Ayatollah Mojtaba Khamenei on Martyred Leader's devotion to his father

July 5, 2026 - 21:58

TEHRAN- For the first and only time, Ayatollah Seyyed Mojtaba Hosseini Khamenei, the current Leader of the Islamic Revolution, has agreed to a formal interview. The conversation, conducted in mid-2021, was not intended to discuss the Leader himself.


Its stated purpose was to honor Ayatollah Seyyed Javad Khamenei, the father of the martyred Leader, Ayatollah Seyyed Ali Khamenei, who fell on February 28 in U.S.-Israeli strikes. Yet in the course of speaking about his grandfather, Ayatollah Mojtaba Khamenei offered rare and revealing glimpses into the relationship between the martyred Leader and his own father — a bond marked by deep affection, intellectual partnership, and personal sacrifice.

The interview, excerpts of which were published by KHAMENEI.IR, shows that the connection between the martyred Leader and his father went beyond the ordinary. According to Ayatollah Mojtaba Khamenei, it was not merely emotional but carried an element of spiritual admiration. The elder Ayatollah Khamenei had shown remarkable promise from a very young age. At twelve or thirteen, he was already teaching religious rulings to adults, using question-and-answer manuals in a time before modern religious treatises had become common.

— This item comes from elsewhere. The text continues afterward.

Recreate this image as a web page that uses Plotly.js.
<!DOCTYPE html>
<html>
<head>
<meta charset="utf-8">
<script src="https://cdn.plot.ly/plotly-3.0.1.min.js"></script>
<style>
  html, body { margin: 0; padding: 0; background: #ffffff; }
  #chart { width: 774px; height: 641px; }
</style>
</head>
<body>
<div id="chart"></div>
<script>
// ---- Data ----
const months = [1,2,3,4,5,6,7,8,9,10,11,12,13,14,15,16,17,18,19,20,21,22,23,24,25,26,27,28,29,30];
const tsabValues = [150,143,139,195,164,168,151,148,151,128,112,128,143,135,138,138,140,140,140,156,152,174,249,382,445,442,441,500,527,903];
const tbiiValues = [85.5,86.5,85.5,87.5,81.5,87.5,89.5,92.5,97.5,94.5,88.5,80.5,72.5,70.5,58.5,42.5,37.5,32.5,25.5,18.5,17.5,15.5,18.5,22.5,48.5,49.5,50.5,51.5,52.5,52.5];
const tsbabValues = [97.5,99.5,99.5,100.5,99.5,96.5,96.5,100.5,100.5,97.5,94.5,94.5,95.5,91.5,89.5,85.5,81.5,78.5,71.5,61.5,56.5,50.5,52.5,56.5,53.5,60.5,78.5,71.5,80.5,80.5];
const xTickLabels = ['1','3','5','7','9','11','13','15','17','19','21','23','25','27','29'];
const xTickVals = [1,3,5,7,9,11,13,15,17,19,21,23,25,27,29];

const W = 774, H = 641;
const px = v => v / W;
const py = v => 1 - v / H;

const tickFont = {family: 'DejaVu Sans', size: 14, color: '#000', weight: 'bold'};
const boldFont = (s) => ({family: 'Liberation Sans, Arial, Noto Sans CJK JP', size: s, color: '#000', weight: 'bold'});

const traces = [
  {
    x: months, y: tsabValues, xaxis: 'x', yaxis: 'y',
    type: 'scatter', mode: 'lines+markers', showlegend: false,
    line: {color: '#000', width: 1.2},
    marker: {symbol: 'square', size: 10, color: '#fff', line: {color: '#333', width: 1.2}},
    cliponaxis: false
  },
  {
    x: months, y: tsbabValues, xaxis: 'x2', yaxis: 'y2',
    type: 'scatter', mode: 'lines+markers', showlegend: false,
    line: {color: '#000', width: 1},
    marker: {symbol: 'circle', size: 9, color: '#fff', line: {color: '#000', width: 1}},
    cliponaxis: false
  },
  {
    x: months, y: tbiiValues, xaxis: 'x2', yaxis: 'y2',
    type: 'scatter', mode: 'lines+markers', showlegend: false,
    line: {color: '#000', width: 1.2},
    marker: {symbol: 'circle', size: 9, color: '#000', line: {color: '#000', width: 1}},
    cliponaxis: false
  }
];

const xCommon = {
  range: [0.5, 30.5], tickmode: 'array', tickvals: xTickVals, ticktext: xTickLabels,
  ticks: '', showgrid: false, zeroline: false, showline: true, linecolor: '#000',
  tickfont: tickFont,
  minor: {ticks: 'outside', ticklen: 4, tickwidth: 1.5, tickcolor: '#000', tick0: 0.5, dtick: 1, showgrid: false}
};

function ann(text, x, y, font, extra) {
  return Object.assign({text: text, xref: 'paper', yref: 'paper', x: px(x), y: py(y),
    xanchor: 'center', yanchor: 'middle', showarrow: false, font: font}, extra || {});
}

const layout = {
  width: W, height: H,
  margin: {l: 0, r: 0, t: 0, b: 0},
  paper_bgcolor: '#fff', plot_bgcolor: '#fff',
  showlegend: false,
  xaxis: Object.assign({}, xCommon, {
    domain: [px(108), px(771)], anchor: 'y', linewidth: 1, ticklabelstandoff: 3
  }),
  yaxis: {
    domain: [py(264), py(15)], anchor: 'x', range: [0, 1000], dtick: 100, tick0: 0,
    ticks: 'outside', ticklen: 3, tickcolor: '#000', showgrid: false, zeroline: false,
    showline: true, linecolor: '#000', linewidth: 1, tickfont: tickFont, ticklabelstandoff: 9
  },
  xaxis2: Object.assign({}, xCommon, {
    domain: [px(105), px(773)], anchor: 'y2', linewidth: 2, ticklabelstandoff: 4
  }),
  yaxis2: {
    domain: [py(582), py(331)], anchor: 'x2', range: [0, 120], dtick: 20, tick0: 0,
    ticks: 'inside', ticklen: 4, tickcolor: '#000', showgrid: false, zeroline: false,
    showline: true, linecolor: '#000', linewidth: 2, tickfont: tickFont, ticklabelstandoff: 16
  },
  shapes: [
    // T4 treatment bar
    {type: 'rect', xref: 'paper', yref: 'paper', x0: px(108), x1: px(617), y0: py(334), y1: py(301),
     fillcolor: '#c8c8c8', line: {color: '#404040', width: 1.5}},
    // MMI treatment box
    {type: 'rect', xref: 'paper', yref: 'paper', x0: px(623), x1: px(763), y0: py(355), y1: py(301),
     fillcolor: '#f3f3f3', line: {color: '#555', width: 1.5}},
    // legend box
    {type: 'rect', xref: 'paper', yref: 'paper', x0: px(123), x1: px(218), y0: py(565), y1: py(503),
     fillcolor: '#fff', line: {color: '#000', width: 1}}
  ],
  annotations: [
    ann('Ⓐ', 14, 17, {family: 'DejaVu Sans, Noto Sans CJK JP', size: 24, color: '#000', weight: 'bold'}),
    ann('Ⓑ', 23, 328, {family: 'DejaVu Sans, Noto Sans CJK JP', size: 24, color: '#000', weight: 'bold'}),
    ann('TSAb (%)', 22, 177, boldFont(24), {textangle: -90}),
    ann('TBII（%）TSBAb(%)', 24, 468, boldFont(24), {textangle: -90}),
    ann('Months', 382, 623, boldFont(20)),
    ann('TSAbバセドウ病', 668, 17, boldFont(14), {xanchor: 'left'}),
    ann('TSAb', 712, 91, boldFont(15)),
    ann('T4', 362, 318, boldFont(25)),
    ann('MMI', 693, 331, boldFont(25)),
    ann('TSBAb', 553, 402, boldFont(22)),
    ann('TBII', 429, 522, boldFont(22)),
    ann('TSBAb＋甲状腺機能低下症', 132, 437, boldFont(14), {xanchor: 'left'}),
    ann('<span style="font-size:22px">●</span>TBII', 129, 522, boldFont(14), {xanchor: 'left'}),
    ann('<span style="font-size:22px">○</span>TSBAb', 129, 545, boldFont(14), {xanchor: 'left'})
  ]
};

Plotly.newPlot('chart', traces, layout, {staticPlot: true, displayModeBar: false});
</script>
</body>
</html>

His father, recognizing his talent, encouraged him and sent him to deliver a lecture at a women's religious gathering — a task he handled with confidence.

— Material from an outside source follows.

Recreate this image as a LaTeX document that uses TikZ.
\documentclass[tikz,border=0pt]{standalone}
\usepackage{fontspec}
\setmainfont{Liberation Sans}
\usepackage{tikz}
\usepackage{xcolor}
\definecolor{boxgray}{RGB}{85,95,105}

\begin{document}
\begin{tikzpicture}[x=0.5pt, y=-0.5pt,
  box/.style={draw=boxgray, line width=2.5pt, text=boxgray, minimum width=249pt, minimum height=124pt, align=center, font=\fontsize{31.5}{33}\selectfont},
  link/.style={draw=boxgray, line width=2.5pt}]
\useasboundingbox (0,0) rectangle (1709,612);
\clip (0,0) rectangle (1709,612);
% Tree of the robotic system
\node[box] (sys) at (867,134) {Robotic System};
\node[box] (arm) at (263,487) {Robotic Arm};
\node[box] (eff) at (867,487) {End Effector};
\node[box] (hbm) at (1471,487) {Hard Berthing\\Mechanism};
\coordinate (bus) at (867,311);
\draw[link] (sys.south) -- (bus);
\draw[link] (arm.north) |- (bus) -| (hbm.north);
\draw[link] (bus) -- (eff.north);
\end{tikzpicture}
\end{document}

Later, when the martyred Leader studied under his father's guidance, his quick grasp of advanced texts like Sharh al-Lumʿah prompted his father to remark that "Ali-Agha is a mujtahid." This was not a formal designation, the current Leader explained, but rather an expression of admiration for the young man's sharpness and potential.

Beyond the classroom, the martyred Leader was deeply attentive to his father's needs. He visited daily, reading to him and engaging in discussion. When the elder Ayatollah Khamenei walked to the shrine of Imam Reza in Mashhad, his son would accompany him. If passersby offered greetings while the father was absorbed in prayer, the son would respond on his behalf.

One of the most significant revelations in the interview concerns the martyred Leader's decision to leave his advanced religious studies in Qom and return to Mashhad. In the early 1960s, the elder Ayatollah Khamenei's eyesight began to fail due to cataracts and glaucoma. At the time, the martyred Leader was excelling in Qom, attending classes taught by Grand Ayatollahs Borujerdi and Khomeini. His lecture notes were highly regarded, and some scholars predicted he would one day become a leading religious authority.

The martyred Leader hesitated, torn between his studies and his father's need for care. On a trip to Tehran, he confided in a friend, who told him: "If God wills, He will make your worldly and spiritual affairs succeed in Mashhad as well." The martyred Leader described feeling immediate clarity. He returned to Mashhad, and soon after, his career as a teacher and preacher flourished — a path that would ultimately lead to his leadership of the Revolution and his martyrdom at the hands of American and Israeli forces.

The interview also highlights the martyred Leader's detachment from material wealth — a quality his son traces to his parents. The martyred Leader's household remained remarkably modest. The same three-burner gas stove was in use for decades. The television was so outdated that it lacked the ports for a modern receiver. Plastic chairs served as furniture. The bed the martyred Leader slept on was the same one he used after surviving an earlier assassination attempt in 1981 — in use for over forty years.